*GIVEN PROBLEM*:
Single out the lines of the material that contain "matplotlib" and copy them.

---------- DATA ----------

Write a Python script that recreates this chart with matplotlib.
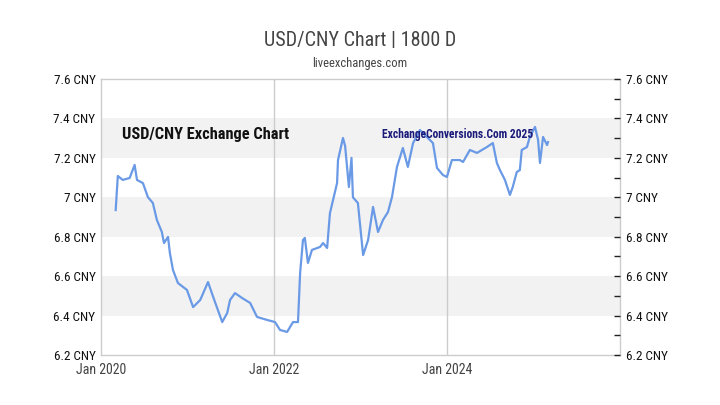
import matplotlib
matplotlib.use('Agg')
import matplotlib.pyplot as plt
from matplotlib import font_manager
import pandas as pd

# USD/CNY daily rate
dates = ['2020-03-03', '2020-03-12', '2020-04-02', '2020-05-01', '2020-05-22', '2020-06-01',
         '2020-06-26', '2020-07-17', '2020-08-07', '2020-08-24', '2020-09-14', '2020-09-23',
         '2020-10-10', '2020-10-18', '2020-10-31', '2020-11-21', '2020-12-29', '2021-01-24',
         '2021-02-23', '2021-03-28', '2021-04-19', '2021-05-27', '2021-06-17', '2021-06-29',
         '2021-07-20', '2021-08-19', '2021-09-22', '2021-10-21', '2021-12-02', '2022-01-05',
         '2022-01-26', '2022-02-25', '2022-03-22', '2022-04-12', '2022-04-21', '2022-05-03',
         '2022-05-11', '2022-05-24', '2022-06-10', '2022-07-14', '2022-07-27', '2022-08-13',
         '2022-08-25', '2022-09-24', '2022-09-28', '2022-10-19', '2022-10-28', '2022-11-04',
         '2022-11-13', '2022-11-24', '2022-11-30', '2022-12-21',
         '2023-01-12', '2023-02-02', '2023-02-23', '2023-03-16', '2023-04-06', '2023-04-27',
         '2023-05-14', '2023-06-04', '2023-06-29', '2023-07-20', '2023-08-11', '2023-09-09',
         '2023-11-03', '2023-11-20', '2023-12-15', '2024-01-01', '2024-01-22', '2024-02-25',
         '2024-03-09', '2024-04-07', '2024-05-07', '2024-06-18', '2024-07-13', '2024-07-30',
         '2024-08-12', '2024-09-02', '2024-09-23', '2024-10-05', '2024-10-22', '2024-11-04',
         '2024-11-12', '2024-12-04', '2024-12-16', '2025-01-07', '2025-01-20', '2025-01-28',
         '2025-02-10', '2025-02-27', '2025-03-03']
rates = [6.935, 7.108, 7.088, 7.098, 7.164, 7.088,
         7.072, 7.001, 6.971, 6.885, 6.824, 6.768,
         6.799, 6.717, 6.631, 6.565, 6.530, 6.443,
         6.479, 6.570, 6.494, 6.367, 6.413, 6.479,
         6.514, 6.489, 6.464, 6.393, 6.378, 6.367,
         6.327, 6.317, 6.367, 6.367, 6.616, 6.783,
         6.794, 6.667, 6.733, 6.748, 6.768, 6.743,
         6.920, 7.072, 7.189, 7.301, 7.260, 7.170,
         7.052, 7.200, 7.000, 6.971,
         6.707, 6.783, 6.951, 6.824, 6.885, 6.925,
         7.001, 7.154, 7.250, 7.154, 7.275, 7.341,
         7.275, 7.149, 7.113, 7.103, 7.189, 7.189,
         7.179, 7.240, 7.225, 7.255, 7.275, 7.174,
         7.138, 7.088, 7.012, 7.052, 7.128, 7.138,
         7.240, 7.255, 7.306, 7.357, 7.291, 7.174,
         7.306, 7.265, 7.280]

y_ticks = [6.2, 6.4, 6.6, 6.8, 7.0, 7.2, 7.4, 7.6]
y_labels = ['6.2 CNY', '6.4 CNY', '6.6 CNY', '6.8 CNY', '7 CNY', '7.2 CNY', '7.4 CNY', '7.6 CNY']
x_ticks = ['2020-01-01', '2022-01-01', '2024-01-01', '2026-01-01']
x_labels = ['Jan 2020', 'Jan 2022', 'Jan 2024', '']
bands = [(6.4, 6.6), (6.8, 7.0), (7.2, 7.4)]


def pick_font(names, **kw):
    for n in names:
        try:
            font_manager.findfont(font_manager.FontProperties(family=n, **kw),
                                  fallback_to_default=False)
            return n
        except ValueError:
            pass
    return 'DejaVu Sans'


cond = pick_font(['DejaVu Sans Condensed', 'Liberation Sans Narrow', 'Roboto Condensed', 'Open Sans'])

dts = pd.to_datetime(dates)
xt = pd.to_datetime(x_ticks)

fig = plt.figure(figsize=(7.2, 4.05), dpi=100)
ax = fig.add_axes([101 / 720, 50 / 405, 519 / 720, 276 / 405])

for lo, hi in bands:
    ax.axhspan(lo, hi, color='#f2f2f2', lw=0, zorder=0)
for d in xt[1:3]:
    ax.axvline(d, color='#cccccc', lw=1, zorder=1)

ax.plot(dts, rates, color='#6a9ae6', lw=1.6, zorder=3)

ax.set_xlim(xt[0], xt[-1])
ax.set_ylim(6.2, 7.6)
for s in ax.spines.values():
    s.set_color('#cccccc')
    s.set_linewidth(1)

ax.set_xticks(xt)
ax.set_xticklabels(x_labels, family=cond, fontsize=10, color='#444444')
ax.tick_params(axis='x', length=0, pad=6)
ax.set_yticks(y_ticks)
ax.set_yticklabels(y_labels, family=cond, fontsize=9.5, color='#111111')
ax.tick_params(axis='y', length=0, pad=4)

ax2 = ax.twinx()
ax2.set_ylim(6.2, 7.6)
ax2.set_yticks(y_ticks)
ax2.set_yticklabels(y_labels, family=cond, fontsize=9.5, color='#111111')
ax2.set_yticks([6.3, 6.5, 6.7, 6.9, 7.1, 7.3, 7.5], minor=True)
ax2.tick_params(axis='y', which='both', direction='in', length=4, width=1, color='#222222', pad=4)
for s in ax2.spines.values():
    s.set_visible(False)

fig.text(0.5, 1 - 40 / 405, 'USD/CNY Chart | 1800 D', ha='center', va='center',
         family=cond, fontsize=14.5, color='#444444')
fig.text(0.5, 1 - 64 / 405, 'liveexchanges.com', ha='center', va='center',
         family=cond, fontsize=9, color='#444444')
fig.text(122 / 720, 1 - 135 / 405, 'USD/CNY Exchange Chart', ha='left', va='center',
         family=cond, fontweight='bold', fontsize=11.8, color='#111111')
fig.text(458 / 720, 1 - 135 / 405, 'ExchangeConversions.Com 2025', ha='center', va='center',
         family=cond, fontweight='bold', fontsize=8.3, color='#1a1a7a')

fig.savefig('out.png', dpi=100)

----------

*FULL OUTPUT*:
Write a Python script that recreates this chart with matplotlib.
import matplotlib
matplotlib.use('Agg')
import matplotlib.pyplot as plt
from matplotlib import font_manager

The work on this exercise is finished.